### TASK INSTRUCTIONS
Reproduce each line of the material exactly, minus any picture.

### INFORMATION PROVIDED
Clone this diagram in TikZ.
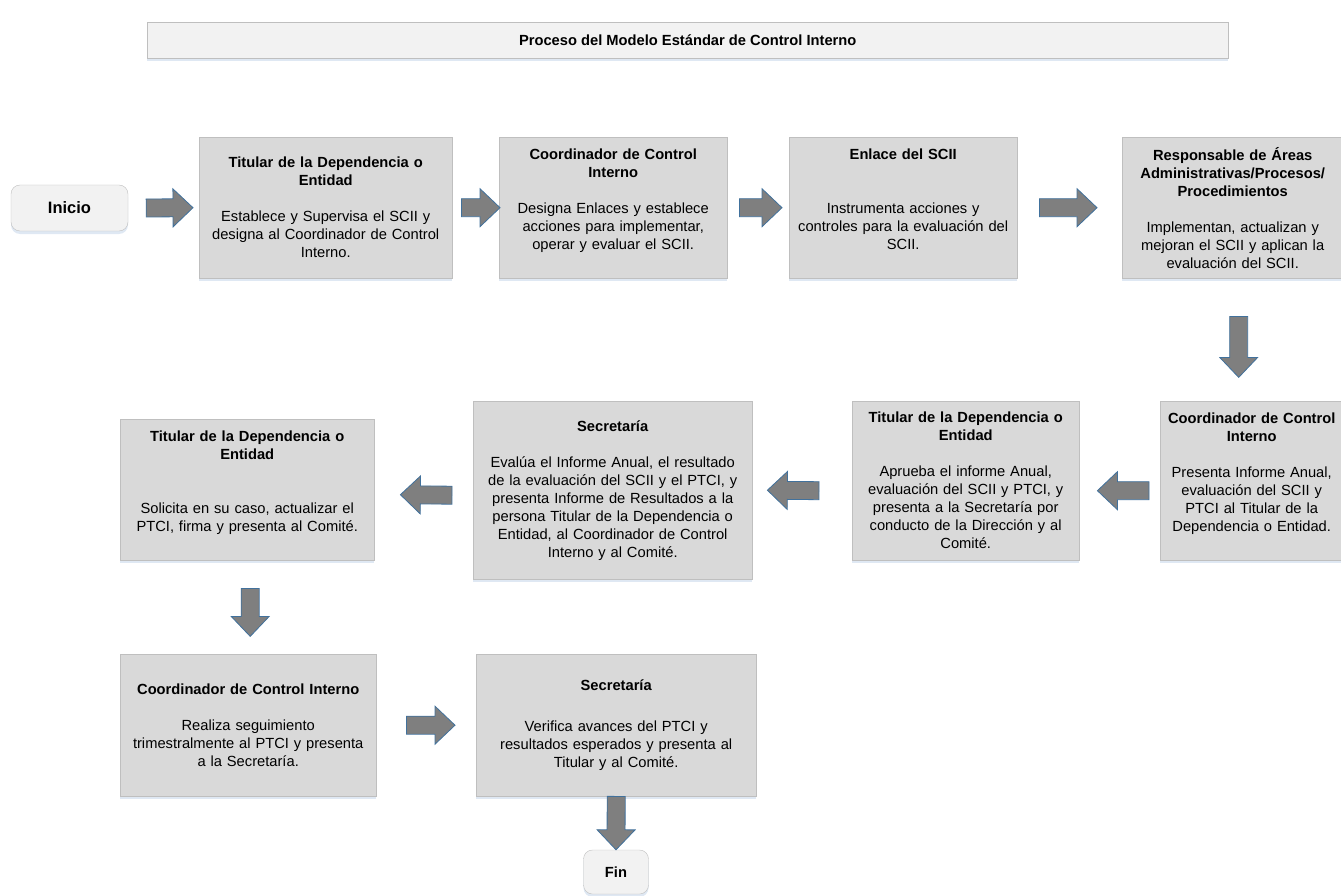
\documentclass[tikz,border=0pt]{standalone}
\usepackage{fontspec}
\setmainfont{Liberation Sans}
\usetikzlibrary{calc, shadows}

\definecolor{cajagris}{HTML}{D9D9D9}
\definecolor{bordegris}{HTML}{BFBFBF}
\definecolor{claro}{HTML}{F2F2F2}
\definecolor{flechagris}{HTML}{7F7F7F}
\definecolor{flechaazul}{HTML}{41719C}
\definecolor{sombra}{HTML}{DCE6F2}

\begin{document}
\begin{tikzpicture}[x=1pt, y=-1pt,
            font=\fontsize{14.7}{18}\selectfont,
            barra/.style={draw=bordegris, fill=claro, anchor=north west, font=\fontsize{14.7}{18}\selectfont\bfseries,
                drop shadow={shadow xshift=0pt, shadow yshift=-3pt, fill=sombra, opacity=0.9}},
            caja/.style={draw=bordegris, fill=cajagris, anchor=north west, align=center, inner sep=4pt,
                drop shadow={shadow xshift=0pt, shadow yshift=-3pt, fill=sombra, opacity=0.9}},
            terminal/.style={draw=bordegris, fill=claro, rounded corners=9pt, font=\fontsize{14.7}{18}\selectfont\bfseries,
                drop shadow={shadow xshift=0pt, shadow yshift=-3pt, fill=sombra, opacity=0.9}},
            flecha/.style={draw=flechaazul, fill=flechagris, line width=0.8pt, to path={
                ($(\tikztostart)!9pt!90:(\tikztotarget)$) --
                ($(\tikztotarget)!20pt!(\tikztostart)!9pt!90:(\tikztotarget)$) --
                ($(\tikztotarget)!20pt!(\tikztostart)!19pt!90:(\tikztotarget)$) --
                (\tikztotarget) --
                ($(\tikztotarget)!20pt!(\tikztostart)!19pt!-90:(\tikztotarget)$) --
                ($(\tikztotarget)!20pt!(\tikztostart)!9pt!-90:(\tikztotarget)$) --
                ($(\tikztostart)!9pt!-90:(\tikztotarget)$) -- cycle}}]

            \useasboundingbox (0,0) rectangle (1341,896);

            % Title bar
            \node[barra, minimum width=1081pt, minimum height=36pt] (titulo) at (147,22) {Proceso del Modelo Estándar de Control Interno};

            % First row
            \node[terminal, minimum width=117pt, minimum height=46pt, font=\fontsize{16.5}{18}\selectfont\bfseries] (inicio) at (69.5,208) {Inicio};

            \node[caja, minimum width=253pt, minimum height=141pt, text width=240pt] (tit1) at (199,137)
                {{\bfseries Titular de la Dependencia o\\Entidad}\\[18pt]
                 Establece y Supervisa el SCII y\\designa al Coordinador de Control\\Interno.};

            \node[caja, minimum width=228pt, minimum height=141pt, text width=216pt] (coord1) at (499,137)
                {{\bfseries Coordinador de Control\\Interno}\\[18pt]
                 Designa Enlaces y establece\\acciones para implementar,\\operar y evaluar el SCII.\\ \mbox{}};

            \node[caja, minimum width=228pt, minimum height=141pt, text width=216pt] (enlace) at (789,137)
                {{\bfseries Enlace del SCII}\\[36pt]
                 Instrumenta acciones y\\controles para la evaluación del\\SCII.\\ \mbox{}};

            \node[caja, minimum width=221pt, minimum height=141pt, text width=209pt] (resp) at (1122,137)
                {{\bfseries Responsable de Áreas\\Administrativas/Procesos/\\Procedimientos}\\[18pt]
                 Implementan, actualizan y\\mejoran el SCII y aplican la\\evaluación del SCII.};

            % Second row
            \node[caja, minimum width=183pt, minimum height=159pt, text width=172pt] (coord2) at (1160,401)
                {{\bfseries Coordinador de Control\\Interno}\\[18pt]
                 Presenta Informe Anual,\\evaluación del SCII y\\PTCI al Titular de la\\Dependencia o Entidad.\\ \mbox{}};

            \node[caja, minimum width=227pt, minimum height=159pt, text width=216pt] (tit2) at (852,401)
                {{\bfseries Titular de la Dependencia o\\Entidad}\\[18pt]
                 Aprueba el informe Anual,\\evaluación del SCII y PTCI, y\\presenta a la Secretaría por\\conducto de la Dirección y al\\Comité.};

            \node[caja, minimum width=279pt, minimum height=178pt, text width=268pt] (sec1) at (473,401)
                {{\bfseries Secretaría}\\[18pt]
                 Evalúa el Informe Anual, el resultado\\de la evaluación del SCII y el PTCI, y\\presenta Informe de Resultados a la\\persona Titular de la Dependencia o\\Entidad, al Coordinador de Control\\Interno y al Comité.};

            \node[caja, minimum width=254pt, minimum height=141pt, text width=242pt] (tit3) at (120,419)
                {{\bfseries Titular de la Dependencia o\\Entidad}\\[36pt]
                 Solicita en su caso, actualizar el\\PTCI, firma y presenta al Comité.\\ \mbox{}};

            % Third row
            \node[caja, minimum width=256pt, minimum height=142pt, text width=244pt] (coord3) at (120,654)
                {{\bfseries Coordinador de Control Interno}\\[18pt]
                 Realiza seguimiento\\trimestralmente al PTCI y presenta\\a la Secretaría.};

            \node[caja, minimum width=280pt, minimum height=142pt, text width=268pt] (sec2) at (476,654)
                {{\bfseries Secretaría}\\[23pt]
                 Verifica avances del PTCI y\\resultados esperados y presenta al\\Titular y al Comité.};

            \node[terminal, minimum width=65pt, minimum height=44pt] (fin) at (616,872) {Fin};

            % Arrow ends
            \coordinate (a1) at ([xshift=18pt]inicio.east);
            \coordinate (a2) at ([xshift=-6pt]tit1.west);
            \coordinate (a3) at ([xshift=9pt]tit1.east);
            \coordinate (a4) at ([xshift=1pt]coord1.west);
            \coordinate (a5) at ([xshift=12pt]coord1.east);
            \coordinate (a6) at ([xshift=-7pt]enlace.west);
            \coordinate (a7) at ([xshift=22pt]enlace.east);
            \coordinate (a8) at ([xshift=-25pt]resp.west);
            \coordinate (b1) at ([xshift=6pt,yshift=-38pt]resp.south);
            \coordinate (b2) at ([yshift=-61pt]b1);
            \coordinate (c1) at ([xshift=-11pt,yshift=-10pt]coord2.west);
            \coordinate (c2) at ([xshift=18pt,yshift=-10pt]tit2.east);
            \coordinate (c3) at ([xshift=-33pt,yshift=-10pt]tit2.west);
            \coordinate (c4) at ([xshift=15pt]sec1.east);
            \coordinate (c5) at ([xshift=-21pt,yshift=-5pt]sec1.west);
            \coordinate (c6) at ([xshift=26pt,yshift=-5pt]tit3.east);
            \coordinate (d1) at ([xshift=3pt,yshift=-28pt]tit3.south);
            \coordinate (d2) at ([yshift=-48pt]d1);
            \coordinate (e1) at ([xshift=30pt]coord3.east);
            \coordinate (e2) at ([xshift=-21pt]sec2.west);

            % Block arrows
            \draw[flecha] (a1) to (a2);
            \draw[flecha] (a3) to (a4);
            \draw[flecha] (a5) to (a6);
            \draw[flecha] (a7) to (a8);
            \draw[flecha] (b1) to (b2);
            \draw[flecha] (c1) to (c2);
            \draw[flecha] (c3) to (c4);
            \draw[flecha] (c5) to (c6);
            \draw[flecha] (d1) to (d2);
            \draw[flecha] (e1) to (e2);
            \draw[flecha] (sec2.south) to (fin.north);
        \end{tikzpicture}
\end{document}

### FINISHED ANSWER
Clone this diagram in TikZ.
\documentclass[tikz,border=0pt]{standalone}
\usepackage{fontspec}
\setmainfont{Liberation Sans}
\usetikzlibrary{calc, shadows}

\definecolor{cajagris}{HTML}{D9D9D9}
\definecolor{bordegris}{HTML}{BFBFBF}
\definecolor{claro}{HTML}{F2F2F2}
\definecolor{flechagris}{HTML}{7F7F7F}
\definecolor{flechaazul}{HTML}{41719C}
\definecolor{sombra}{HTML}{DCE6F2}

\begin{document}
\begin{tikzpicture}[x=1pt, y=-1pt,
            font=\fontsize{14.7}{18}\selectfont,
            barra/.style={draw=bordegris, fill=claro, anchor=north west, font=\fontsize{14.7}{18}\selectfont\bfseries,
                drop shadow={shadow xshift=0pt, shadow yshift=-3pt, fill=sombra, opacity=0.9}},
            caja/.style={draw=bordegris, fill=cajagris, anchor=north west, align=center, inner sep=4pt,
                drop shadow={shadow xshift=0pt, shadow yshift=-3pt, fill=sombra, opacity=0.9}},
            terminal/.style={draw=bordegris, fill=claro, rounded corners=9pt, font=\fontsize{14.7}{18}\selectfont\bfseries,
                drop shadow={shadow xshift=0pt, shadow yshift=-3pt, fill=sombra, opacity=0.9}},
            flecha/.style={draw=flechaazul, fill=flechagris, line width=0.8pt, to path={
                ($(\tikztostart)!9pt!90:(\tikztotarget)$) --
                ($(\tikztotarget)!20pt!(\tikztostart)!9pt!90:(\tikztotarget)$) --
                ($(\tikztotarget)!20pt!(\tikztostart)!19pt!90:(\tikztotarget)$) --
                (\tikztotarget) --
                ($(\tikztotarget)!20pt!(\tikztostart)!19pt!-90:(\tikztotarget)$) --
                ($(\tikztotarget)!20pt!(\tikztostart)!9pt!-90:(\tikztotarget)$) --
                ($(\tikztostart)!9pt!-90:(\tikztotarget)$) -- cycle}}]

            \useasboundingbox (0,0) rectangle (1341,896);

            % Title bar
            \node[barra, minimum width=1081pt, minimum height=36pt] (titulo) at (147,22) {Proceso del Modelo Estándar de Control Interno};

            % First row
            \node[terminal, minimum width=117pt, minimum height=46pt, font=\fontsize{16.5}{18}\selectfont\bfseries] (inicio) at (69.5,208) {Inicio};

            \node[caja, minimum width=253pt, minimum height=141pt, text width=240pt] (tit1) at (199,137)
                {{\bfseries Titular de la Dependencia o\\Entidad}\\[18pt]
                 Establece y Supervisa el SCII y\\designa al Coordinador de Control\\Interno.};

            \node[caja, minimum width=228pt, minimum height=141pt, text width=216pt] (coord1) at (499,137)
                {{\bfseries Coordinador de Control\\Interno}\\[18pt]
                 Designa Enlaces y establece\\acciones para implementar,\\operar y evaluar el SCII.\\ \mbox{}};

            \node[caja, minimum width=228pt, minimum height=141pt, text width=216pt] (enlace) at (789,137)
                {{\bfseries Enlace del SCII}\\[36pt]
                 Instrumenta acciones y\\controles para la evaluación del\\SCII.\\ \mbox{}};

            \node[caja, minimum width=221pt, minimum height=141pt, text width=209pt] (resp) at (1122,137)
                {{\bfseries Responsable de Áreas\\Administrativas/Procesos/\\Procedimientos}\\[18pt]
                 Implementan, actualizan y\\mejoran el SCII y aplican la\\evaluación del SCII.};

            % Second row
            \node[caja, minimum width=183pt, minimum height=159pt, text width=172pt] (coord2) at (1160,401)
                {{\bfseries Coordinador de Control\\Interno}\\[18pt]
                 Presenta Informe Anual,\\evaluación del SCII y\\PTCI al Titular de la\\Dependencia o Entidad.\\ \mbox{}};

            \node[caja, minimum width=227pt, minimum height=159pt, text width=216pt] (tit2) at (852,401)
                {{\bfseries Titular de la Dependencia o\\Entidad}\\[18pt]
                 Aprueba el informe Anual,\\evaluación del SCII y PTCI, y\\presenta a la Secretaría por\\conducto de la Dirección y al\\Comité.};

            \node[caja, minimum width=279pt, minimum height=178pt, text width=268pt] (sec1) at (473,401)
                {{\bfseries Secretaría}\\[18pt]
                 Evalúa el Informe Anual, el resultado\\de la evaluación del SCII y el PTCI, y\\presenta Informe de Resultados a la\\persona Titular de la Dependencia o\\Entidad, al Coordinador de Control\\Interno y al Comité.};

            \node[caja, minimum width=254pt, minimum height=141pt, text width=242pt] (tit3) at (120,419)
                {{\bfseries Titular de la Dependencia o\\Entidad}\\[36pt]
                 Solicita en su caso, actualizar el\\PTCI, firma y presenta al Comité.\\ \mbox{}};

            % Third row
            \node[caja, minimum width=256pt, minimum height=142pt, text width=244pt] (coord3) at (120,654)
                {{\bfseries Coordinador de Control Interno}\\[18pt]
                 Realiza seguimiento\\trimestralmente al PTCI y presenta\\a la Secretaría.};

            \node[caja, minimum width=280pt, minimum height=142pt, text width=268pt] (sec2) at (476,654)
                {{\bfseries Secretaría}\\[23pt]
                 Verifica avances del PTCI y\\resultados esperados y presenta al\\Titular y al Comité.};

            \node[terminal, minimum width=65pt, minimum height=44pt] (fin) at (616,872) {Fin};

            % Arrow ends
            \coordinate (a1) at ([xshift=18pt]inicio.east);
            \coordinate (a2) at ([xshift=-6pt]tit1.west);
            \coordinate (a3) at ([xshift=9pt]tit1.east);
            \coordinate (a4) at ([xshift=1pt]coord1.west);
            \coordinate (a5) at ([xshift=12pt]coord1.east);
            \coordinate (a6) at ([xshift=-7pt]enlace.west);
            \coordinate (a7) at ([xshift=22pt]enlace.east);
            \coordinate (a8) at ([xshift=-25pt]resp.west);
            \coordinate (b1) at ([xshift=6pt,yshift=-38pt]resp.south);
            \coordinate (b2) at ([yshift=-61pt]b1);
            \coordinate (c1) at ([xshift=-11pt,yshift=-10pt]coord2.west);
            \coordinate (c2) at ([xshift=18pt,yshift=-10pt]tit2.east);
            \coordinate (c3) at ([xshift=-33pt,yshift=-10pt]tit2.west);
            \coordinate (c4) at ([xshift=15pt]sec1.east);
            \coordinate (c5) at ([xshift=-21pt,yshift=-5pt]sec1.west);
            \coordinate (c6) at ([xshift=26pt,yshift=-5pt]tit3.east);
            \coordinate (d1) at ([xshift=3pt,yshift=-28pt]tit3.south);
            \coordinate (d2) at ([yshift=-48pt]d1);
            \coordinate (e1) at ([xshift=30pt]coord3.east);
            \coordinate (e2) at ([xshift=-21pt]sec2.west);

            % Block arrows
            \draw[flecha] (a1) to (a2);
            \draw[flecha] (a3) to (a4);
            \draw[flecha] (a5) to (a6);
            \draw[flecha] (a7) to (a8);
            \draw[flecha] (b1) to (b2);
            \draw[flecha] (c1) to (c2);
            \draw[flecha] (c3) to (c4);
            \draw[flecha] (c5) to (c6);
            \draw[flecha] (d1) to (d2);
            \draw[flecha] (e1) to (e2);
            \draw[flecha] (sec2.south) to (fin.north);
        \end{tikzpicture}
\end{document}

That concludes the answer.